'''

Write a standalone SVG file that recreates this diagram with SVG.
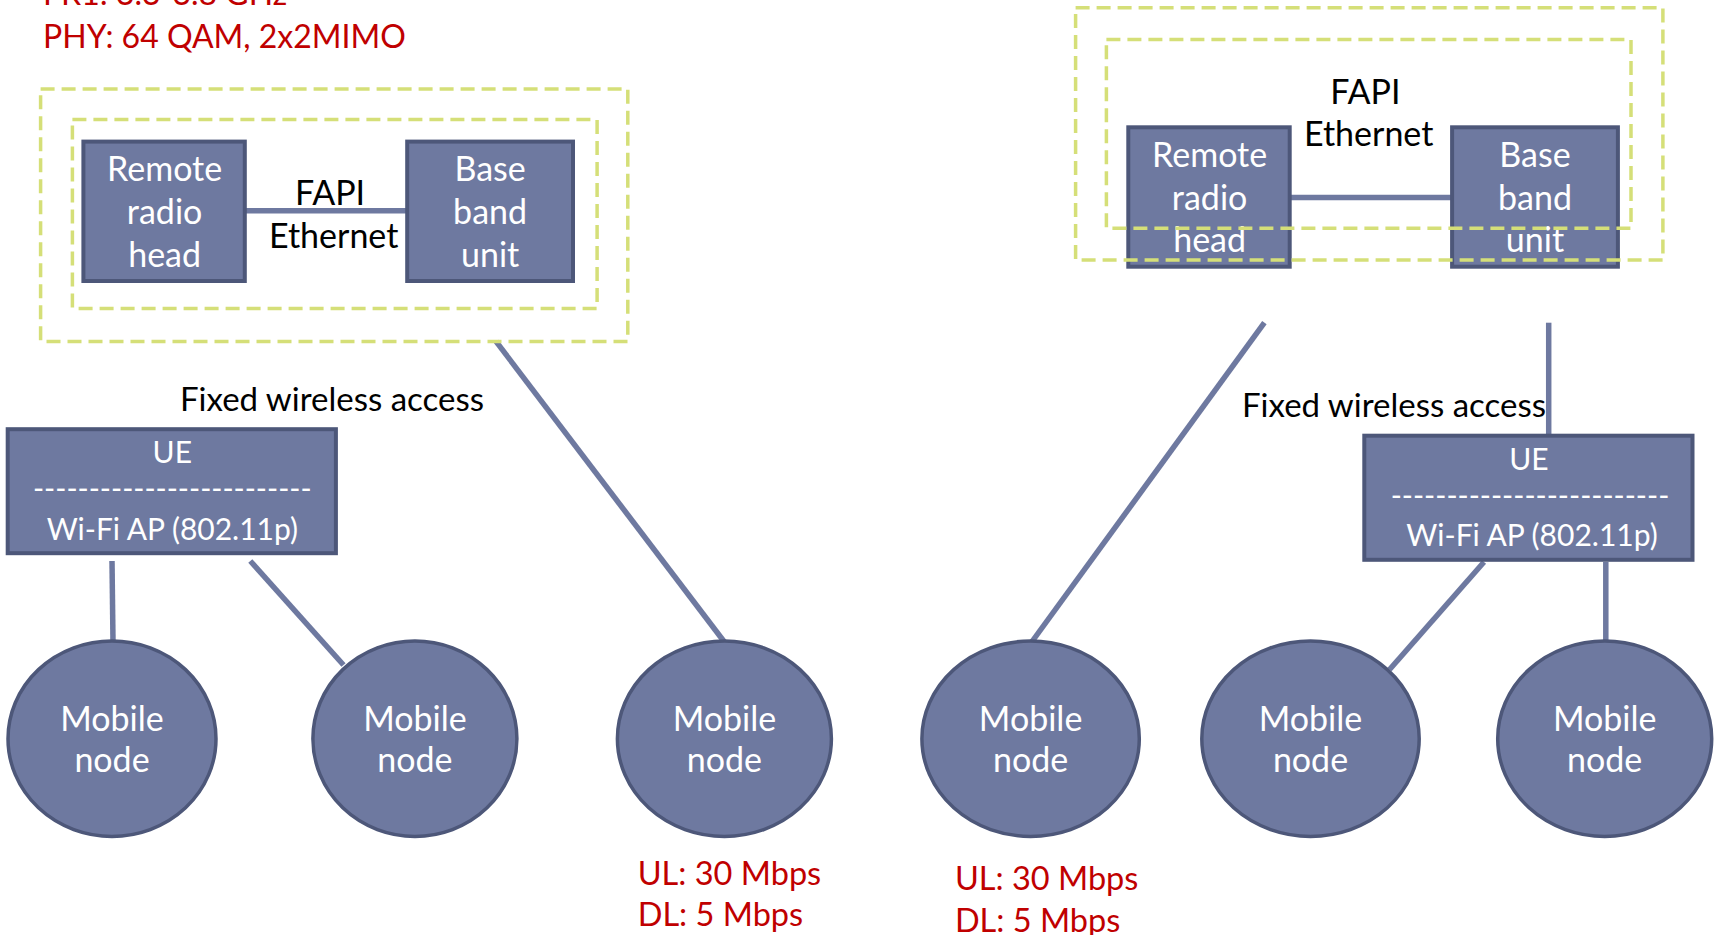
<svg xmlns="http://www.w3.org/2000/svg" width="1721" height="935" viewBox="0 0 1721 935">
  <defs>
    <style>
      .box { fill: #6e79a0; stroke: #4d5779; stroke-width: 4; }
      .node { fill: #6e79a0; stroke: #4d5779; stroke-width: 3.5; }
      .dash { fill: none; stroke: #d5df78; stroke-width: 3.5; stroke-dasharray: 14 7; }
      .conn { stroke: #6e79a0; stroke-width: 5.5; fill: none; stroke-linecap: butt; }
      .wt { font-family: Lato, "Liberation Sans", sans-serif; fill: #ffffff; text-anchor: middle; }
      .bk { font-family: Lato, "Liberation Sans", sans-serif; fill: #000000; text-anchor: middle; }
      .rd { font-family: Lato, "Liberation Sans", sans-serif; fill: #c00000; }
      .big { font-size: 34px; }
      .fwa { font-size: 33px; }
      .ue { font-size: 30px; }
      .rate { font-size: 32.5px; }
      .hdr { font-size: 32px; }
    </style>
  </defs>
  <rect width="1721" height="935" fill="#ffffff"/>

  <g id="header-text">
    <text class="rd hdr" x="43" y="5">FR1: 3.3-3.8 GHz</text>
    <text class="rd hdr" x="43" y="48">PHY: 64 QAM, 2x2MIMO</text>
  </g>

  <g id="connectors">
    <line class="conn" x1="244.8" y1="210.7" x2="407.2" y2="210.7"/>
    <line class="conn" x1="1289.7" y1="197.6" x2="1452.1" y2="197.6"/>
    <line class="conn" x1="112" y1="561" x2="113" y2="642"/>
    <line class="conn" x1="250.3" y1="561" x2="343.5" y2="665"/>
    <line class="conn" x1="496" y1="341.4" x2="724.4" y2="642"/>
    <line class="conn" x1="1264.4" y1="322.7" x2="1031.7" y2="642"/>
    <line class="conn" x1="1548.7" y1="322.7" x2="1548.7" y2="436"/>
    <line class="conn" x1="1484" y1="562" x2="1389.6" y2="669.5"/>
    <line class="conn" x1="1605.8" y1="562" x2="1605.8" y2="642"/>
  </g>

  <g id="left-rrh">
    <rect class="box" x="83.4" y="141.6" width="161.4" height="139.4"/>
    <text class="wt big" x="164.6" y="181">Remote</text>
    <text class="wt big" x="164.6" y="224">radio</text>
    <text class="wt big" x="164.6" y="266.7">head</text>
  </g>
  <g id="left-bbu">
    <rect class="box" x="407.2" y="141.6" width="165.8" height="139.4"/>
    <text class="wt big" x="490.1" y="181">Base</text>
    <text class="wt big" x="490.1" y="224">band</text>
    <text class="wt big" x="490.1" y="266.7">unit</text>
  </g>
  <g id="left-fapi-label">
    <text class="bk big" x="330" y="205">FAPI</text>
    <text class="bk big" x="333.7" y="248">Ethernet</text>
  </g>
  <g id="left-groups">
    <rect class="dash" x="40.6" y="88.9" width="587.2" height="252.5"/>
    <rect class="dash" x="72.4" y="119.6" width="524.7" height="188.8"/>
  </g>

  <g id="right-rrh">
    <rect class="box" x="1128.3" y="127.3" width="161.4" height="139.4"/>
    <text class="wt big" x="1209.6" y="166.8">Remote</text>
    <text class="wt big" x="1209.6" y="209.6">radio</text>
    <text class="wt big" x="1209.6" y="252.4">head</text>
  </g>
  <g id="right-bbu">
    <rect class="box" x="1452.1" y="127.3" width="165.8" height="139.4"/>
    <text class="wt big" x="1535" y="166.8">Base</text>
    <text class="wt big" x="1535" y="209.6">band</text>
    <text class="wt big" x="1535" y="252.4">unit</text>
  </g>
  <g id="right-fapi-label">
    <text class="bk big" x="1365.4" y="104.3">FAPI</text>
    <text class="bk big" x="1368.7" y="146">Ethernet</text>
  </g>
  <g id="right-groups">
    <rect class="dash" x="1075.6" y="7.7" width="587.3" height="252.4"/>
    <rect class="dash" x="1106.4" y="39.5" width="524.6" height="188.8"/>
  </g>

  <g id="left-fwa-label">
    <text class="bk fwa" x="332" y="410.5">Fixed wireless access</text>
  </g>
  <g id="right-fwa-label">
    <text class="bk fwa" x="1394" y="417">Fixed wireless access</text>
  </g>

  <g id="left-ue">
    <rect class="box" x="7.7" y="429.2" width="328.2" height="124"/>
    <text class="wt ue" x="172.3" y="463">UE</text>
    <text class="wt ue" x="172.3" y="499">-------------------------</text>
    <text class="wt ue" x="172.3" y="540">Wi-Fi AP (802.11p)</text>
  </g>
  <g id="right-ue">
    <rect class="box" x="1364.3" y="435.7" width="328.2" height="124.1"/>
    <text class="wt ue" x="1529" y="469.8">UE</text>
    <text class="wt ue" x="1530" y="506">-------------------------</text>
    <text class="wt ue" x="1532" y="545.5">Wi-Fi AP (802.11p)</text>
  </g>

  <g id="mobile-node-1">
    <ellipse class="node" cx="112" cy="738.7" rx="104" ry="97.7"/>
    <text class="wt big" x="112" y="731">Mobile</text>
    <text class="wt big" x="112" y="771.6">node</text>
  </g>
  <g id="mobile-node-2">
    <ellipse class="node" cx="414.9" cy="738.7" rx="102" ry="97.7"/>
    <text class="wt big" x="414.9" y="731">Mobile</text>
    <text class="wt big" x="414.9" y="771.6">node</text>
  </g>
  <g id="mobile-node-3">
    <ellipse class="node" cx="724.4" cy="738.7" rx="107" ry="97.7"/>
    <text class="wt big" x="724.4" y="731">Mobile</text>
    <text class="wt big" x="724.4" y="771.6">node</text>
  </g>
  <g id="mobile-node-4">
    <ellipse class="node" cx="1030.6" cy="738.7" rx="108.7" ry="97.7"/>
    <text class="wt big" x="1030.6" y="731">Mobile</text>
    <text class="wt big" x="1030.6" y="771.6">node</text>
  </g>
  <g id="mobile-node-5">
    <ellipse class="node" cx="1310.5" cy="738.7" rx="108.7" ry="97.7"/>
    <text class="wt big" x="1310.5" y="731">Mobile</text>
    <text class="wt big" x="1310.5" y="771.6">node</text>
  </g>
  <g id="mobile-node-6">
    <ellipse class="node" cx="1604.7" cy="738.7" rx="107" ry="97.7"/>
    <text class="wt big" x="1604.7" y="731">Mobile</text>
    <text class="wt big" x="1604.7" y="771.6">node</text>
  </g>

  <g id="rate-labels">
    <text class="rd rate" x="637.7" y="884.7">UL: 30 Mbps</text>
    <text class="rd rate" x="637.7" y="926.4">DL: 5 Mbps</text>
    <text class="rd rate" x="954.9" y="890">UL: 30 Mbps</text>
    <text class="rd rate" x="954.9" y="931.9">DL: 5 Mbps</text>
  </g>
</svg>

'''

What to produce: Pictures excluded, quote all the data above exactly.

Full answer:
Write a standalone SVG file that recreates this diagram with SVG.
<svg xmlns="http://www.w3.org/2000/svg" width="1721" height="935" viewBox="0 0 1721 935">
  <defs>
    <style>
      .box { fill: #6e79a0; stroke: #4d5779; stroke-width: 4; }
      .node { fill: #6e79a0; stroke: #4d5779; stroke-width: 3.5; }
      .dash { fill: none; stroke: #d5df78; stroke-width: 3.5; stroke-dasharray: 14 7; }
      .conn { stroke: #6e79a0; stroke-width: 5.5; fill: none; stroke-linecap: butt; }
      .wt { font-family: Lato, "Liberation Sans", sans-serif; fill: #ffffff; text-anchor: middle; }
      .bk { font-family: Lato, "Liberation Sans", sans-serif; fill: #000000; text-anchor: middle; }
      .rd { font-family: Lato, "Liberation Sans", sans-serif; fill: #c00000; }
      .big { font-size: 34px; }
      .fwa { font-size: 33px; }
      .ue { font-size: 30px; }
      .rate { font-size: 32.5px; }
      .hdr { font-size: 32px; }
    </style>
  </defs>
  <rect width="1721" height="935" fill="#ffffff"/>

  <g id="header-text">
    <text class="rd hdr" x="43" y="5">FR1: 3.3-3.8 GHz</text>
    <text class="rd hdr" x="43" y="48">PHY: 64 QAM, 2x2MIMO</text>
  </g>

  <g id="connectors">
    <line class="conn" x1="244.8" y1="210.7" x2="407.2" y2="210.7"/>
    <line class="conn" x1="1289.7" y1="197.6" x2="1452.1" y2="197.6"/>
    <line class="conn" x1="112" y1="561" x2="113" y2="642"/>
    <line class="conn" x1="250.3" y1="561" x2="343.5" y2="665"/>
    <line class="conn" x1="496" y1="341.4" x2="724.4" y2="642"/>
    <line class="conn" x1="1264.4" y1="322.7" x2="1031.7" y2="642"/>
    <line class="conn" x1="1548.7" y1="322.7" x2="1548.7" y2="436"/>
    <line class="conn" x1="1484" y1="562" x2="1389.6" y2="669.5"/>
    <line class="conn" x1="1605.8" y1="562" x2="1605.8" y2="642"/>
  </g>

  <g id="left-rrh">
    <rect class="box" x="83.4" y="141.6" width="161.4" height="139.4"/>
    <text class="wt big" x="164.6" y="181">Remote</text>
    <text class="wt big" x="164.6" y="224">radio</text>
    <text class="wt big" x="164.6" y="266.7">head</text>
  </g>
  <g id="left-bbu">
    <rect class="box" x="407.2" y="141.6" width="165.8" height="139.4"/>
    <text class="wt big" x="490.1" y="181">Base</text>
    <text class="wt big" x="490.1" y="224">band</text>
    <text class="wt big" x="490.1" y="266.7">unit</text>
  </g>
  <g id="left-fapi-label">
    <text class="bk big" x="330" y="205">FAPI</text>
    <text class="bk big" x="333.7" y="248">Ethernet</text>
  </g>
  <g id="left-groups">
    <rect class="dash" x="40.6" y="88.9" width="587.2" height="252.5"/>
    <rect class="dash" x="72.4" y="119.6" width="524.7" height="188.8"/>
  </g>

  <g id="right-rrh">
    <rect class="box" x="1128.3" y="127.3" width="161.4" height="139.4"/>
    <text class="wt big" x="1209.6" y="166.8">Remote</text>
    <text class="wt big" x="1209.6" y="209.6">radio</text>
    <text class="wt big" x="1209.6" y="252.4">head</text>
  </g>
  <g id="right-bbu">
    <rect class="box" x="1452.1" y="127.3" width="165.8" height="139.4"/>
    <text class="wt big" x="1535" y="166.8">Base</text>
    <text class="wt big" x="1535" y="209.6">band</text>
    <text class="wt big" x="1535" y="252.4">unit</text>
  </g>
  <g id="right-fapi-label">
    <text class="bk big" x="1365.4" y="104.3">FAPI</text>
    <text class="bk big" x="1368.7" y="146">Ethernet</text>
  </g>
  <g id="right-groups">
    <rect class="dash" x="1075.6" y="7.7" width="587.3" height="252.4"/>
    <rect class="dash" x="1106.4" y="39.5" width="524.6" height="188.8"/>
  </g>

  <g id="left-fwa-label">
    <text class="bk fwa" x="332" y="410.5">Fixed wireless access</text>
  </g>
  <g id="right-fwa-label">
    <text class="bk fwa" x="1394" y="417">Fixed wireless access</text>
  </g>

  <g id="left-ue">
    <rect class="box" x="7.7" y="429.2" width="328.2" height="124"/>
    <text class="wt ue" x="172.3" y="463">UE</text>
    <text class="wt ue" x="172.3" y="499">-------------------------</text>
    <text class="wt ue" x="172.3" y="540">Wi-Fi AP (802.11p)</text>
  </g>
  <g id="right-ue">
    <rect class="box" x="1364.3" y="435.7" width="328.2" height="124.1"/>
    <text class="wt ue" x="1529" y="469.8">UE</text>
    <text class="wt ue" x="1530" y="506">-------------------------</text>
    <text class="wt ue" x="1532" y="545.5">Wi-Fi AP (802.11p)</text>
  </g>

  <g id="mobile-node-1">
    <ellipse class="node" cx="112" cy="738.7" rx="104" ry="97.7"/>
    <text class="wt big" x="112" y="731">Mobile</text>
    <text class="wt big" x="112" y="771.6">node</text>
  </g>
  <g id="mobile-node-2">
    <ellipse class="node" cx="414.9" cy="738.7" rx="102" ry="97.7"/>
    <text class="wt big" x="414.9" y="731">Mobile</text>
    <text class="wt big" x="414.9" y="771.6">node</text>
  </g>
  <g id="mobile-node-3">
    <ellipse class="node" cx="724.4" cy="738.7" rx="107" ry="97.7"/>
    <text class="wt big" x="724.4" y="731">Mobile</text>
    <text class="wt big" x="724.4" y="771.6">node</text>
  </g>
  <g id="mobile-node-4">
    <ellipse class="node" cx="1030.6" cy="738.7" rx="108.7" ry="97.7"/>
    <text class="wt big" x="1030.6" y="731">Mobile</text>
    <text class="wt big" x="1030.6" y="771.6">node</text>
  </g>
  <g id="mobile-node-5">
    <ellipse class="node" cx="1310.5" cy="738.7" rx="108.7" ry="97.7"/>
    <text class="wt big" x="1310.5" y="731">Mobile</text>
    <text class="wt big" x="1310.5" y="771.6">node</text>
  </g>
  <g id="mobile-node-6">
    <ellipse class="node" cx="1604.7" cy="738.7" rx="107" ry="97.7"/>
    <text class="wt big" x="1604.7" y="731">Mobile</text>
    <text class="wt big" x="1604.7" y="771.6">node</text>
  </g>

  <g id="rate-labels">
    <text class="rd rate" x="637.7" y="884.7">UL: 30 Mbps</text>
    <text class="rd rate" x="637.7" y="926.4">DL: 5 Mbps</text>
    <text class="rd rate" x="954.9" y="890">UL: 30 Mbps</text>
    <text class="rd rate" x="954.9" y="931.9">DL: 5 Mbps</text>
  </g>
</svg>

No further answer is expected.